Aim of the exercise:
Leave out the pictures and set down exactly the lines from the start of the listing through the one with "ht2_temp = [25, 300, 300, 10]", both included.

* Begin *

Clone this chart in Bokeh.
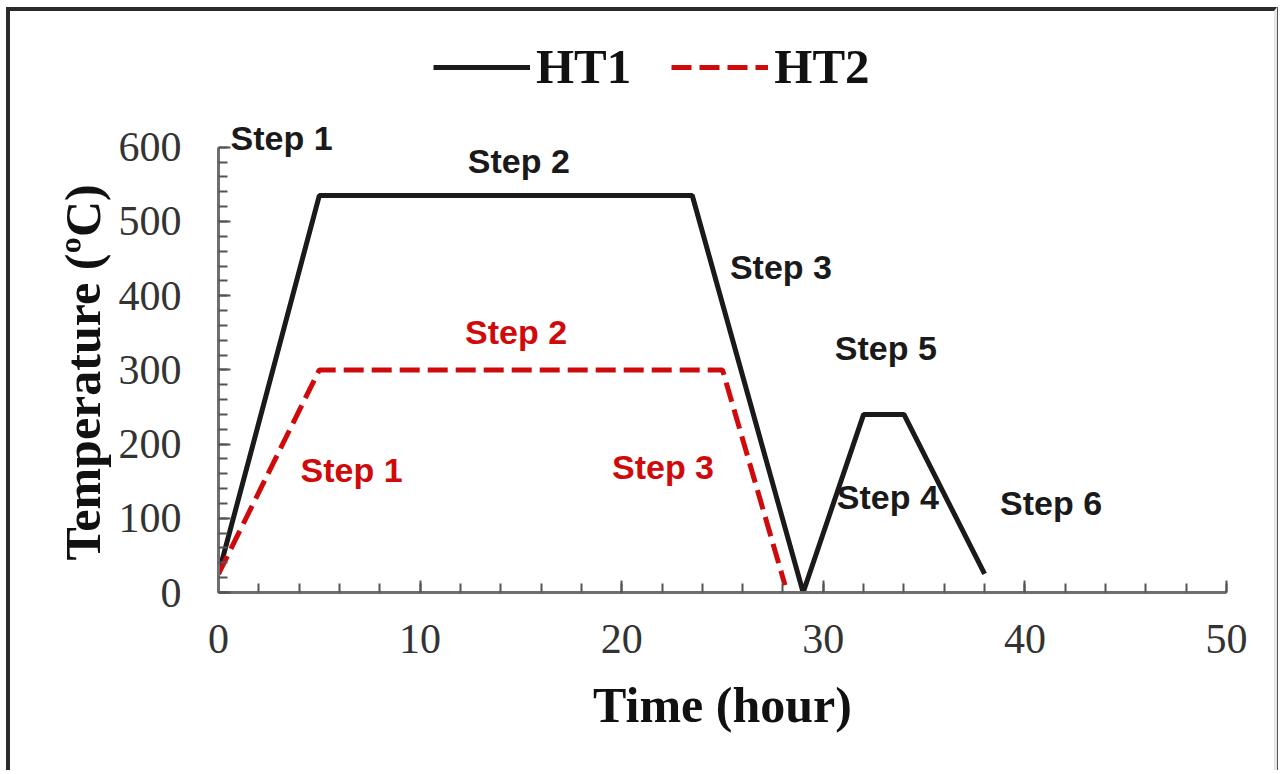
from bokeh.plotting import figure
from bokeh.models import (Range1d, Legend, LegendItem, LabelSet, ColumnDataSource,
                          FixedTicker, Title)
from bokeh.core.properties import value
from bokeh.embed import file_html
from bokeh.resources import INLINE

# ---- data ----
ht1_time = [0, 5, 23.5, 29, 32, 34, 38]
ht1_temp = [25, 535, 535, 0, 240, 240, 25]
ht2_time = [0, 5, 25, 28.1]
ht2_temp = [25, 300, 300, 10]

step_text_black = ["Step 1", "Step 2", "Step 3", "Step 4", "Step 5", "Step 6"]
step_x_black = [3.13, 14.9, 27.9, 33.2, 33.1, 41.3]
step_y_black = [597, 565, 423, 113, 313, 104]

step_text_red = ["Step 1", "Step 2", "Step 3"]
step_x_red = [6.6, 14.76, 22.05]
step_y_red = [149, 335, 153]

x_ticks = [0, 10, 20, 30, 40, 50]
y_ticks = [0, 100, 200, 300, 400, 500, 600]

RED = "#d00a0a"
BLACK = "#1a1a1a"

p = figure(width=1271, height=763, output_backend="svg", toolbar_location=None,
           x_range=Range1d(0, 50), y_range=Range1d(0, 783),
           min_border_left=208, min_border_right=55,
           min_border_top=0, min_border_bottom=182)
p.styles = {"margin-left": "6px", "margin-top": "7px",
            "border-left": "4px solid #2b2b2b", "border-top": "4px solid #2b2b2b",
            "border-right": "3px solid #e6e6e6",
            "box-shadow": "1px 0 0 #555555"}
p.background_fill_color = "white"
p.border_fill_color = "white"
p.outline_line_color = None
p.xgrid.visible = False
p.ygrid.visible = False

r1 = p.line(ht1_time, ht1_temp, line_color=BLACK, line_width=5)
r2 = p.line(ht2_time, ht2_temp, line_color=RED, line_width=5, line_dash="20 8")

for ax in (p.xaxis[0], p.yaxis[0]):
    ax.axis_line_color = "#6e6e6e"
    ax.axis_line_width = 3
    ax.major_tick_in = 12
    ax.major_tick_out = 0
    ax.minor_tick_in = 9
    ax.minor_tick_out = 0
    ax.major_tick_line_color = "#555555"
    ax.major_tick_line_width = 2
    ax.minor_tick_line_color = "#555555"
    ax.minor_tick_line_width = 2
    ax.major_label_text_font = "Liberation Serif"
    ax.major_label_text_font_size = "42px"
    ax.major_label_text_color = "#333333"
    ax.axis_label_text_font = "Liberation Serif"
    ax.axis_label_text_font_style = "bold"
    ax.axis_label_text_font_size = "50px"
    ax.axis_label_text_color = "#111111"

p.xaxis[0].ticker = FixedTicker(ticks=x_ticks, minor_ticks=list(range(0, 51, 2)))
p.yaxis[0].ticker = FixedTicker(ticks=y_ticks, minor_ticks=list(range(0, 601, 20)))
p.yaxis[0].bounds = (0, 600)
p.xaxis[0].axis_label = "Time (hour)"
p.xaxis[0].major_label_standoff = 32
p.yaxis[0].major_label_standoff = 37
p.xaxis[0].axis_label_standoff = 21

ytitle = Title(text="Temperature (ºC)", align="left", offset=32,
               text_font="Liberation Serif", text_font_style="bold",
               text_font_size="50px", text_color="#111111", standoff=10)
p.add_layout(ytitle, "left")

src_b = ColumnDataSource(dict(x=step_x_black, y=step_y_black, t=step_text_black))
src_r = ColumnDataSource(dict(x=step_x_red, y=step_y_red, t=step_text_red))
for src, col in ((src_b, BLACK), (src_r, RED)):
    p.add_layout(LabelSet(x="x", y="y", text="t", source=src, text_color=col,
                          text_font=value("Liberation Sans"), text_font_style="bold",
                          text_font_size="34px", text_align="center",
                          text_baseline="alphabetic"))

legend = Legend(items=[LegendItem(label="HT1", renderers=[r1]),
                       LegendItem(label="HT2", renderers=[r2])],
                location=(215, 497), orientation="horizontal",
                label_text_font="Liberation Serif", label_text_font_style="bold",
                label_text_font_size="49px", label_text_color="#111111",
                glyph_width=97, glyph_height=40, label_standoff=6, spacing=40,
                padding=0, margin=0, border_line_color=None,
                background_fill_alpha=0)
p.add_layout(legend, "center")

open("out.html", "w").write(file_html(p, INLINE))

* End *

Exercise result:
Clone this chart in Bokeh.
from bokeh.plotting import figure
from bokeh.models import (Range1d, Legend, LegendItem, LabelSet, ColumnDataSource,
                          FixedTicker, Title)
from bokeh.core.properties import value
from bokeh.embed import file_html
from bokeh.resources import INLINE

# ---- data ----
ht1_time = [0, 5, 23.5, 29, 32, 34, 38]
ht1_temp = [25, 535, 535, 0, 240, 240, 25]
ht2_time = [0, 5, 25, 28.1]
ht2_temp = [25, 300, 300, 10]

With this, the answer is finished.